## Begin AVAILABLE DATA

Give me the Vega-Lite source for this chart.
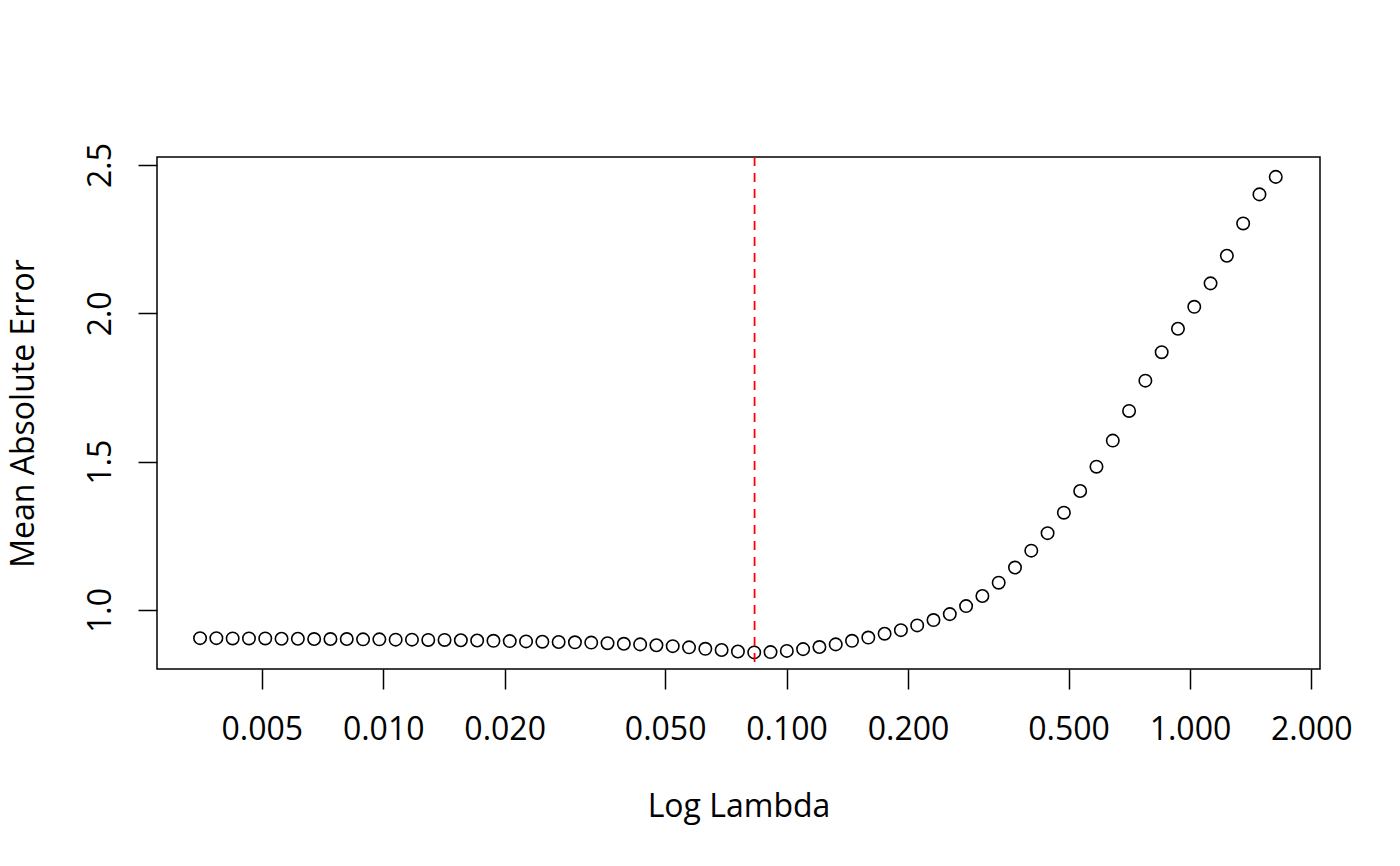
{
  "$schema": "https://vega.github.io/schema/vega-lite/v6.json",
  "autosize": {"type": "none"},
  "padding": {"left": 157, "top": 157, "right": 80, "bottom": 197},
  "width": 1163,
  "height": 512,
  "background": "white",
  "config": {
    "font": "Open Sans",
    "view": {"stroke": "black", "strokeWidth": 1.5},
    "axis": {
      "grid": false,
      "domain": false,
      "tickColor": "black",
      "tickWidth": 1.5,
      "labelColor": "black",
      "titleColor": "black",
      "labelFont": "Open Sans",
      "titleFont": "Open Sans",
      "labelFontSize": 32,
      "titleFontSize": 32,
      "titleFontWeight": "normal"
    }
  },
  "layer": [
    {
      "data": {"values": [
        {"lambda": 0.003515, "mae": 0.905},
        {"lambda": 0.003858, "mae": 0.905},
        {"lambda": 0.004234, "mae": 0.904},
        {"lambda": 0.004647, "mae": 0.904},
        {"lambda": 0.0051, "mae": 0.904},
        {"lambda": 0.005597, "mae": 0.903},
        {"lambda": 0.006143, "mae": 0.903},
        {"lambda": 0.006742, "mae": 0.902},
        {"lambda": 0.007399, "mae": 0.902},
        {"lambda": 0.008121, "mae": 0.902},
        {"lambda": 0.008913, "mae": 0.901},
        {"lambda": 0.009782, "mae": 0.901},
        {"lambda": 0.010736, "mae": 0.9},
        {"lambda": 0.011783, "mae": 0.9},
        {"lambda": 0.012932, "mae": 0.899},
        {"lambda": 0.014193, "mae": 0.899},
        {"lambda": 0.015577, "mae": 0.898},
        {"lambda": 0.017096, "mae": 0.897},
        {"lambda": 0.018763, "mae": 0.896},
        {"lambda": 0.020592, "mae": 0.895},
        {"lambda": 0.0226, "mae": 0.894},
        {"lambda": 0.024804, "mae": 0.893},
        {"lambda": 0.027222, "mae": 0.892},
        {"lambda": 0.029876, "mae": 0.891},
        {"lambda": 0.032789, "mae": 0.89},
        {"lambda": 0.035986, "mae": 0.888},
        {"lambda": 0.039495, "mae": 0.886},
        {"lambda": 0.043346, "mae": 0.884},
        {"lambda": 0.047572, "mae": 0.881},
        {"lambda": 0.05221, "mae": 0.878},
        {"lambda": 0.057301, "mae": 0.874},
        {"lambda": 0.062888, "mae": 0.869},
        {"lambda": 0.069019, "mae": 0.865},
        {"lambda": 0.075749, "mae": 0.86},
        {"lambda": 0.083134, "mae": 0.857},
        {"lambda": 0.09124, "mae": 0.858},
        {"lambda": 0.100136, "mae": 0.862},
        {"lambda": 0.109899, "mae": 0.868},
        {"lambda": 0.120614, "mae": 0.875},
        {"lambda": 0.132374, "mae": 0.884},
        {"lambda": 0.145281, "mae": 0.896},
        {"lambda": 0.159446, "mae": 0.907},
        {"lambda": 0.174992, "mae": 0.92},
        {"lambda": 0.192054, "mae": 0.932},
        {"lambda": 0.210779, "mae": 0.948},
        {"lambda": 0.23133, "mae": 0.966},
        {"lambda": 0.253885, "mae": 0.986},
        {"lambda": 0.278639, "mae": 1.013},
        {"lambda": 0.305806, "mae": 1.047},
        {"lambda": 0.335622, "mae": 1.092},
        {"lambda": 0.368345, "mae": 1.143},
        {"lambda": 0.404259, "mae": 1.2},
        {"lambda": 0.443674, "mae": 1.259},
        {"lambda": 0.486932, "mae": 1.328},
        {"lambda": 0.534408, "mae": 1.401},
        {"lambda": 0.586513, "mae": 1.483},
        {"lambda": 0.643698, "mae": 1.571},
        {"lambda": 0.706459, "mae": 1.671},
        {"lambda": 0.775339, "mae": 1.773},
        {"lambda": 0.850935, "mae": 1.869},
        {"lambda": 0.933901, "mae": 1.948},
        {"lambda": 1.024956, "mae": 2.022},
        {"lambda": 1.124889, "mae": 2.101},
        {"lambda": 1.234566, "mae": 2.194},
        {"lambda": 1.354936, "mae": 2.303},
        {"lambda": 1.487042, "mae": 2.401},
        {"lambda": 1.632029, "mae": 2.46}
      ]},
      "mark": {"type": "point", "shape": "circle", "filled": false, "color": "black", "strokeWidth": 1.6, "size": 154, "opacity": 1},
      "encoding": {
        "x": {
          "field": "lambda", "type": "quantitative",
          "scale": {"type": "log", "domain": [0.002749, 2.101], "nice": false, "zero": false},
          "axis": {
            "values": [0.005, 0.01, 0.02, 0.05, 0.1, 0.2, 0.5, 1, 2],
            "format": ".3f",
            "tickSize": 20,
            "labelPadding": 50,
            "labelBaseline": "alphabetic",
            "labelFlush": false,
            "labelOverlap": false,
            "title": "Log Lambda",
            "titleBaseline": "alphabetic",
            "titleX": 581.5,
            "titleY": 147,
            "titleAlign": "center"
          }
        },
        "y": {
          "field": "mae", "type": "quantitative",
          "scale": {"domain": [0.801, 2.527], "nice": false, "zero": false},
          "axis": {
            "values": [1.0, 1.5, 2.0, 2.5],
            "format": ".1f",
            "tickSize": 19,
            "labelAngle": -90,
            "labelAlign": "center",
            "labelBaseline": "alphabetic",
            "labelPadding": 28,
            "labelFlush": false,
            "labelOverlap": false,
            "title": "Mean Absolute Error",
            "titleAngle": -90,
            "titleBaseline": "alphabetic",
            "titleAlign": "center",
            "titleX": -124,
            "titleY": 256
          }
        }
      }
    },
    {
      "data": {"values": [{"lambda_min": 0.0833}]},
      "mark": {"type": "rule", "color": "#FF0000", "strokeWidth": 1.8, "strokeDash": [9, 7]},
      "encoding": {
        "x": {"field": "lambda_min", "type": "quantitative"}
      }
    }
  ]
}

## End AVAILABLE DATA

OBJECTIVE » Reproduce the material in its entirety and word for word, without the pictures.

PROBLEM SOLUTION »
Give me the Vega-Lite source for this chart.
{
  "$schema": "https://vega.github.io/schema/vega-lite/v6.json",
  "autosize": {"type": "none"},
  "padding": {"left": 157, "top": 157, "right": 80, "bottom": 197},
  "width": 1163,
  "height": 512,
  "background": "white",
  "config": {
    "font": "Open Sans",
    "view": {"stroke": "black", "strokeWidth": 1.5},
    "axis": {
      "grid": false,
      "domain": false,
      "tickColor": "black",
      "tickWidth": 1.5,
      "labelColor": "black",
      "titleColor": "black",
      "labelFont": "Open Sans",
      "titleFont": "Open Sans",
      "labelFontSize": 32,
      "titleFontSize": 32,
      "titleFontWeight": "normal"
    }
  },
  "layer": [
    {
      "data": {"values": [
        {"lambda": 0.003515, "mae": 0.905},
        {"lambda": 0.003858, "mae": 0.905},
        {"lambda": 0.004234, "mae": 0.904},
        {"lambda": 0.004647, "mae": 0.904},
        {"lambda": 0.0051, "mae": 0.904},
        {"lambda": 0.005597, "mae": 0.903},
        {"lambda": 0.006143, "mae": 0.903},
        {"lambda": 0.006742, "mae": 0.902},
        {"lambda": 0.007399, "mae": 0.902},
        {"lambda": 0.008121, "mae": 0.902},
        {"lambda": 0.008913, "mae": 0.901},
        {"lambda": 0.009782, "mae": 0.901},
        {"lambda": 0.010736, "mae": 0.9},
        {"lambda": 0.011783, "mae": 0.9},
        {"lambda": 0.012932, "mae": 0.899},
        {"lambda": 0.014193, "mae": 0.899},
        {"lambda": 0.015577, "mae": 0.898},
        {"lambda": 0.017096, "mae": 0.897},
        {"lambda": 0.018763, "mae": 0.896},
        {"lambda": 0.020592, "mae": 0.895},
        {"lambda": 0.0226, "mae": 0.894},
        {"lambda": 0.024804, "mae": 0.893},
        {"lambda": 0.027222, "mae": 0.892},
        {"lambda": 0.029876, "mae": 0.891},
        {"lambda": 0.032789, "mae": 0.89},
        {"lambda": 0.035986, "mae": 0.888},
        {"lambda": 0.039495, "mae": 0.886},
        {"lambda": 0.043346, "mae": 0.884},
        {"lambda": 0.047572, "mae": 0.881},
        {"lambda": 0.05221, "mae": 0.878},
        {"lambda": 0.057301, "mae": 0.874},
        {"lambda": 0.062888, "mae": 0.869},
        {"lambda": 0.069019, "mae": 0.865},
        {"lambda": 0.075749, "mae": 0.86},
        {"lambda": 0.083134, "mae": 0.857},
        {"lambda": 0.09124, "mae": 0.858},
        {"lambda": 0.100136, "mae": 0.862},
        {"lambda": 0.109899, "mae": 0.868},
        {"lambda": 0.120614, "mae": 0.875},
        {"lambda": 0.132374, "mae": 0.884},
        {"lambda": 0.145281, "mae": 0.896},
        {"lambda": 0.159446, "mae": 0.907},
        {"lambda": 0.174992, "mae": 0.92},
        {"lambda": 0.192054, "mae": 0.932},
        {"lambda": 0.210779, "mae": 0.948},
        {"lambda": 0.23133, "mae": 0.966},
        {"lambda": 0.253885, "mae": 0.986},
        {"lambda": 0.278639, "mae": 1.013},
        {"lambda": 0.305806, "mae": 1.047},
        {"lambda": 0.335622, "mae": 1.092},
        {"lambda": 0.368345, "mae": 1.143},
        {"lambda": 0.404259, "mae": 1.2},
        {"lambda": 0.443674, "mae": 1.259},
        {"lambda": 0.486932, "mae": 1.328},
        {"lambda": 0.534408, "mae": 1.401},
        {"lambda": 0.586513, "mae": 1.483},
        {"lambda": 0.643698, "mae": 1.571},
        {"lambda": 0.706459, "mae": 1.671},
        {"lambda": 0.775339, "mae": 1.773},
        {"lambda": 0.850935, "mae": 1.869},
        {"lambda": 0.933901, "mae": 1.948},
        {"lambda": 1.024956, "mae": 2.022},
        {"lambda": 1.124889, "mae": 2.101},
        {"lambda": 1.234566, "mae": 2.194},
        {"lambda": 1.354936, "mae": 2.303},
        {"lambda": 1.487042, "mae": 2.401},
        {"lambda": 1.632029, "mae": 2.46}
      ]},
      "mark": {"type": "point", "shape": "circle", "filled": false, "color": "black", "strokeWidth": 1.6, "size": 154, "opacity": 1},
      "encoding": {
        "x": {
          "field": "lambda", "type": "quantitative",
          "scale": {"type": "log", "domain": [0.002749, 2.101], "nice": false, "zero": false},
          "axis": {
            "values": [0.005, 0.01, 0.02, 0.05, 0.1, 0.2, 0.5, 1, 2],
            "format": ".3f",
            "tickSize": 20,
            "labelPadding": 50,
            "labelBaseline": "alphabetic",
            "labelFlush": false,
            "labelOverlap": false,
            "title": "Log Lambda",
            "titleBaseline": "alphabetic",
            "titleX": 581.5,
            "titleY": 147,
            "titleAlign": "center"
          }
        },
        "y": {
          "field": "mae", "type": "quantitative",
          "scale": {"domain": [0.801, 2.527], "nice": false, "zero": false},
          "axis": {
            "values": [1.0, 1.5, 2.0, 2.5],
            "format": ".1f",
            "tickSize": 19,
            "labelAngle": -90,
            "labelAlign": "center",
            "labelBaseline": "alphabetic",
            "labelPadding": 28,
            "labelFlush": false,
            "labelOverlap": false,
            "title": "Mean Absolute Error",
            "titleAngle": -90,
            "titleBaseline": "alphabetic",
            "titleAlign": "center",
            "titleX": -124,
            "titleY": 256
          }
        }
      }
    },
    {
      "data": {"values": [{"lambda_min": 0.0833}]},
      "mark": {"type": "rule", "color": "#FF0000", "strokeWidth": 1.8, "strokeDash": [9, 7]},
      "encoding": {
        "x": {"field": "lambda_min", "type": "quantitative"}
      }
    }
  ]
}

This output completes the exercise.